Monitoring the performance metrics of the NVIDIA Vera Rubin platform, a full-stack AI supercomputing platform designed for agentic AI, requires a comprehensive approach that encompasses hardware-level, system-level, and application-level metrics. Given its integrated architecture, comprising Vera CPUs, Rubin GPUs, NVLink 6 switches, ConnectX-9 SuperNICs, BlueField-4 DPUs, and Spectrum-6 Ethernet switches, monitoring needs to cover all these components to accurately assess the platform’s efficiency and identify bottlenecks. Key performance indicators (KPIs) include GPU utilization, memory usage (both GPU and system), temperature, power consumption, clock speeds, and NVLink bandwidth for GPUs. For CPUs, metrics like utilization, core frequency, and memory bandwidth are crucial. Network performance, including bandwidth, latency, and congestion, is increasingly vital for AI workloads running on Vera Rubin due to the platform’s emphasis on data movement. Ultimately, the goal is to maximize “AI tokens per watt,” a measure of how efficiently the platform converts energy into usable AI work, alongside traditional metrics like inference throughput and latency for agentic AI applications.
To practically monitor Vera Rubin’s performance, developers can leverage a combination of NVIDIA’s native tools and established open-source observability platforms. nvidia-smi is a fundamental command-line utility for real-time monitoring of NVIDIA GPUs, providing instant statistics on utilization, memory, temperature, and power draw. For more granular and persistent data collection, NVIDIA Data Center GPU Manager (DCGM) and its exporter (DCGM-Exporter) can expose a wealth of GPU metrics in a Prometheus-compatible format, allowing for integration with time-series databases like Prometheus. These metrics can then be visualized and analyzed using dashboards created in Grafana, offering a comprehensive overview of the entire system’s health and performance. Furthermore, NVIDIA offers advanced profiling tools like Nsight Systems for in-depth performance analysis and bottleneck identification within AI workloads, and monitoring for NVIDIA Triton Inference Server to track inference performance. Cloud providers offering Vera Rubin will also integrate these monitoring capabilities into their native platforms, such as AWS CloudWatch, Azure Monitor, and Google Cloud’s operations suite (formerly Stackdriver).

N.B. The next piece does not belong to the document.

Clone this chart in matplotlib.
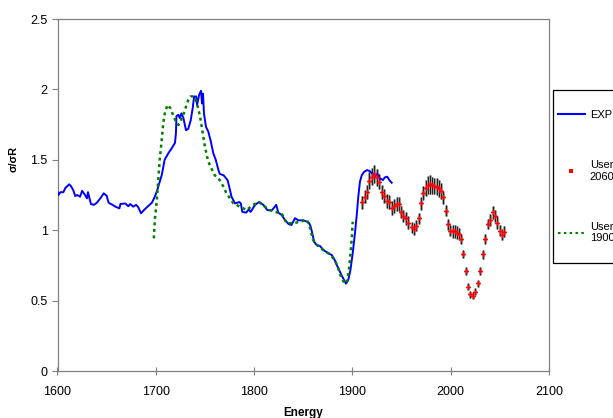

Beyond hardware and system metrics, monitoring the performance of agentic AI applications running on Vera Rubin also involves observing workload-specific metrics like request throughput, latency, and token usage, particularly for large language models (LLMs). The Vera Rubin platform is designed to handle complex, multi-step autonomous AI workflows, which often involve massive datasets and vector similarity searches. In such scenarios, the performance of a vector database like Milvus, which might be used for storing and querying embeddings generated by the AI agents, becomes a critical component of the overall system’s performance. Monitoring the query latency, throughput, and resource utilization (CPU, memory, storage) of the Milvus instance is essential to ensure that the data retrieval phase does not become a bottleneck for the agentic AI’s decision-making process. Integrating Milvus's operational metrics with the broader monitoring ecosystem (e.g., Prometheus and Grafana) provides a holistic view of the entire AI factory, allowing developers to correlate vector database performance with GPU utilization and overall application responsiveness. NVIDIA’s DSX platform, integrated with Vera Rubin, also emphasizes the use of digital twins for continuous monitoring, workload adjustment, and infrastructure refinement, indicating a future where simulated environments provide real-time performance feedback and optimization suggestions.